Pine Ridge 2013 Cabernet Sauvignon Napa Valley – This wine never ceases to amaze me. It retails at our store for $51.98/bottle, but this easily competes with other Cabernets that sell for $100/bottle… no joke! The forward mix of black and blue fruit are balanced by pronounced yet velvety tannins, making this a wine that drinks well on its own, but I always felt a rib eye steak was this wine’s soul mate!

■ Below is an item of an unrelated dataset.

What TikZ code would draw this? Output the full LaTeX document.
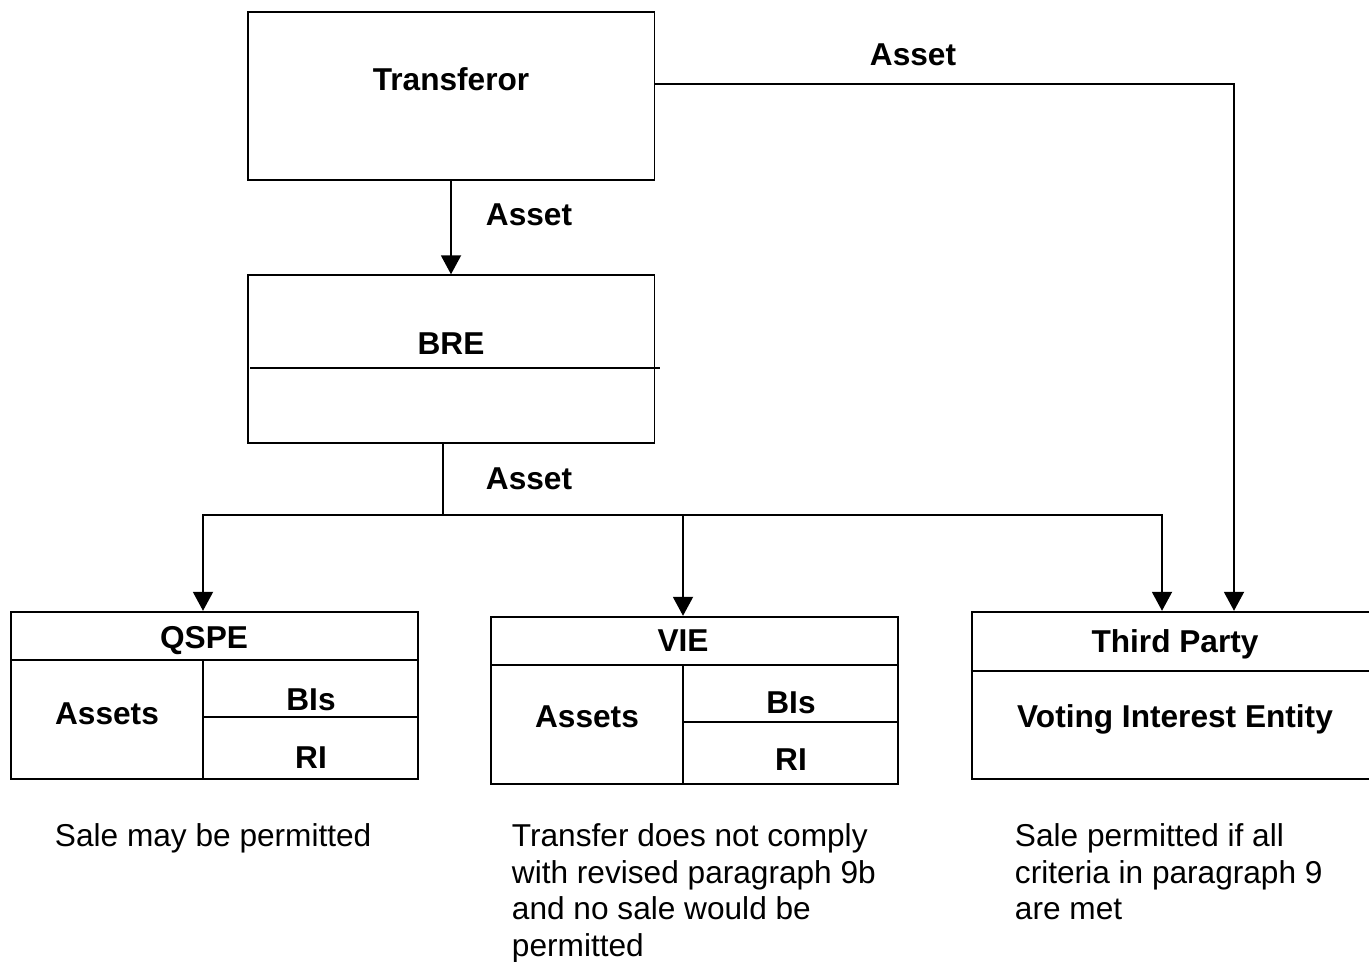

Pulido-Walker 2013 Cabernet Sauvignon Panek Vineyard – Pulido-Walker has become one of the favorite wines our staff loves to sell, and after one taste you’ll know why! Mark Pulido, Donna Walker, and their winemaker Thomas Brown (who also makes Schrader and Rivers-Marie, among others), make this wine from the Panek Vineyard in St. Helena, a vineyard that is littered with rocks that help the vines' good water drainage, smaller berries, complex flavors, intense aromatics, and distinct texture. To me, this tasted like the quintessential Napa Valley Cabernet! This wine earned 96 points from Robert Parker.

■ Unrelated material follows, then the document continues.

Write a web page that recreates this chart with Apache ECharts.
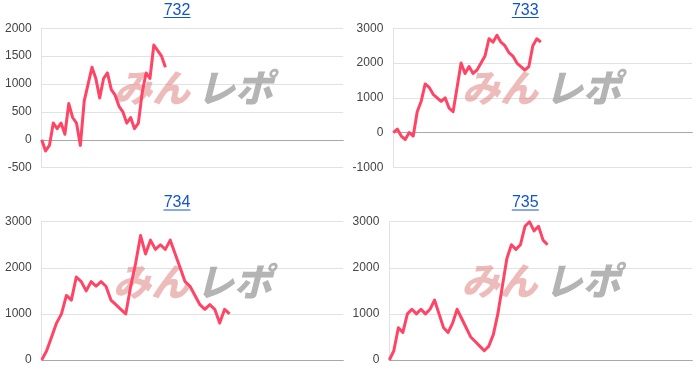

Shafer 2012 Cabernet Sauvignon Hillside Select – One of the most revered Cabernet producers in Napa, and their 2012 Hillside Select from the Stags Leap District is my favorite wine they have produced since the prodigious 2002! Silky, plush red fruits mingle with crushed rocks, framboise, black cherries, plums, and hints of cocoa. I could drink the whole bottle by myself! This wine earned 98-100 points from Robert Parker.

Fontanella 2012 Cabernet Sauvignon Mt Veeder – What more can we say about the Fontanella family that we haven’t already said! Jeff and Karen are two of the nicest people in the valley, and the wines they produce are knockouts! Sourced from the western mountains of the Napa area, Mt Veeder is known to produce grapes with intense flavors and nuance. Their 2012 Cabernet is just hitting our sales floor, and it is riddled with cherry, raspberry, plums, black currants, herbs, spice, velvety tannin, and hints of earth, vanilla, and a kiss of oak. The complexity for the money is envied by many, but since Jeff worked at ZD and Opus, you can see how he learned to get the best out of his grapes!